I watched half of Chaplin the other day before my disc failed, and as usual I find myself dissatisfied with biopics. They nearly always dwell on the sentimental or the sexual, when what I really want to know is what why and how they did whatever it was they did. This is probably why I love Lawrence of Arabia and Amadeus despite their being wildly inaccurate and don't like, say, Wilde. Robert Downey Jr. is as good as anyone I can think of for the part, but it just doesn't satisfy my curiosity. It offers a conventional narrative without offering me a glimpse at what made him special.
Luckily, that film does exist, and it's called Unknown Chaplin. Basically it's the result of copious study of Chaplin's rushes and outtakes, a documentary in three parts which actually does explain Chaplin's working methods and tells me a lot more about him as a man and an artist than any “re-creation” of his life and loves. And really, what's more effective? Someone done up as Mary Pickford warning Downey!Chaplin that random!Milla Jovovich is jailbait? Or a documentary sequence which shows clips of Lita Grey playing a seductive angel at 12, shots of her on location for The Gold Rush at 15, and James Mason explaining that he had to reshoot the whole film because Lita Grey was now married and pregnant.
Anyway.
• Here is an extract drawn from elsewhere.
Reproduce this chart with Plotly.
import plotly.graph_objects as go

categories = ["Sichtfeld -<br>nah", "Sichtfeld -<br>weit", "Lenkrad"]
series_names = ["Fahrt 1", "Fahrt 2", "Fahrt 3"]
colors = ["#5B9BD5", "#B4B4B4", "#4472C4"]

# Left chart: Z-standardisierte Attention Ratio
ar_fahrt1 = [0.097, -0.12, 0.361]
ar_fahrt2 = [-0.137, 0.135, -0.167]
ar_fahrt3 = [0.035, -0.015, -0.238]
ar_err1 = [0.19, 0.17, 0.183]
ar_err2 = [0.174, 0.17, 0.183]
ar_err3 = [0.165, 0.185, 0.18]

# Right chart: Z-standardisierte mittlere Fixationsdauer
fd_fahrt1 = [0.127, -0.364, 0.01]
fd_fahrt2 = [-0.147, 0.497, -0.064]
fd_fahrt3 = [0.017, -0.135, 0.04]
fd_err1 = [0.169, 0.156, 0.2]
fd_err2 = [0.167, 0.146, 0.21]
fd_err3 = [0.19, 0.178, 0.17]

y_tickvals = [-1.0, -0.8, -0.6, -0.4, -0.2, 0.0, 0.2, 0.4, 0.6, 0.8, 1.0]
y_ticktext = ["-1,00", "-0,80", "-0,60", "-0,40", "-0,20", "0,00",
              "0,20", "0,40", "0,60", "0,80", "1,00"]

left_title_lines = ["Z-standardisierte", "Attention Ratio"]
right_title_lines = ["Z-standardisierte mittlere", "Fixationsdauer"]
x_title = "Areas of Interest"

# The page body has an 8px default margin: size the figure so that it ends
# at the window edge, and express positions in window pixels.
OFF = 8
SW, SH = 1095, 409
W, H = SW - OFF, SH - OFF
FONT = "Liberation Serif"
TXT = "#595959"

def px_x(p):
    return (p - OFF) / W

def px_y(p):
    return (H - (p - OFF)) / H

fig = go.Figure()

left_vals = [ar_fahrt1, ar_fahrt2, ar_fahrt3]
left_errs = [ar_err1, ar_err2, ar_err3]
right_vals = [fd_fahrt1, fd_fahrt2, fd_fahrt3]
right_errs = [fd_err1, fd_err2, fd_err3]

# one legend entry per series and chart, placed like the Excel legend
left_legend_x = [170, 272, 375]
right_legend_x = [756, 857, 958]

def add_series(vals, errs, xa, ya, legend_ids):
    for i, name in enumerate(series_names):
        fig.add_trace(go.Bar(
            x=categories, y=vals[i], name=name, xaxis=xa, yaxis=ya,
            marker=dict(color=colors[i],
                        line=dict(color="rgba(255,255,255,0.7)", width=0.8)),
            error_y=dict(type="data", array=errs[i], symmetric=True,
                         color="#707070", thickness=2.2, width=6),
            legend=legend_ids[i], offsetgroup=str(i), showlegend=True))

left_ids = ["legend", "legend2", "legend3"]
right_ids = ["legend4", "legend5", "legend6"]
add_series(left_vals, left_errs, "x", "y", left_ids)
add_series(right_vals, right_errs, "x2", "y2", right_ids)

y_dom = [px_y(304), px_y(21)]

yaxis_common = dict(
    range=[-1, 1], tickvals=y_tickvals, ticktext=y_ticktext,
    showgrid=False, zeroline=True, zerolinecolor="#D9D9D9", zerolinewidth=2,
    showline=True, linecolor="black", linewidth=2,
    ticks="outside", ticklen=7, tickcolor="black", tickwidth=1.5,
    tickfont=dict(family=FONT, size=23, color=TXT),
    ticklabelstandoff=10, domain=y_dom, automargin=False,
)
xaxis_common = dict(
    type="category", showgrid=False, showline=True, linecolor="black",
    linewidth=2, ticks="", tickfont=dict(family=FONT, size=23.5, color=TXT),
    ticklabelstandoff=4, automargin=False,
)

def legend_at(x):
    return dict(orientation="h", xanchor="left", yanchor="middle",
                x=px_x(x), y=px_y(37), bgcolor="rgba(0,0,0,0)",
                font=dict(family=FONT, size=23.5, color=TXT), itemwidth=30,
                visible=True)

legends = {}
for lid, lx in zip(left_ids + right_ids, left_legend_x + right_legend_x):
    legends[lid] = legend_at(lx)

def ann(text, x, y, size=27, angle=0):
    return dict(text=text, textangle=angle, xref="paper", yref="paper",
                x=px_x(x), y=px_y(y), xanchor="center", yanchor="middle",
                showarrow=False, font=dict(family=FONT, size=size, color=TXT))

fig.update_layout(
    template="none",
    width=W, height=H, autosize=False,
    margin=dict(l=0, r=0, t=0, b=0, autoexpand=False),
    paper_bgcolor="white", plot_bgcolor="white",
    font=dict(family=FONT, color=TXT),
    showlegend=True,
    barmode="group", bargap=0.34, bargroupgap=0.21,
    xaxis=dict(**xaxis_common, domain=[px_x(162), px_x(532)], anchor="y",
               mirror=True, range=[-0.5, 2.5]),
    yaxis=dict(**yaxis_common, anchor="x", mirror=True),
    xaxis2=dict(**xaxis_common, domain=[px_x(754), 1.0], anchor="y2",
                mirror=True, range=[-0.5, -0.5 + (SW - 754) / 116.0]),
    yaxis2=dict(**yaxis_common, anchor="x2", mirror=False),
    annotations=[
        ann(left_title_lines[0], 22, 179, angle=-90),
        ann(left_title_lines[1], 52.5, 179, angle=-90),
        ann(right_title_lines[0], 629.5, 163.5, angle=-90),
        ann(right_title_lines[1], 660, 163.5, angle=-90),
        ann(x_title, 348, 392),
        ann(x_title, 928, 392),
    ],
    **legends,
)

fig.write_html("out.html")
Unknown Chaplin, which I remember seeing on PBS at some point, demonstrates a kind of analysis that's only possible because Chaplin (directing himself) filmed rehearsals. So they were able to piece together the decisions made, the process by which he constructed his non-scripted stories, and his dedication, physicality, and wastefulness. It's enthralling to watch him shape a segment through hundreds of shots, a process whereby something that started with one set or one idea morphed into something entirely different. I've actually watched it twice already.
And weirdly, all of this is probably way more entertaining to me than his actual movies.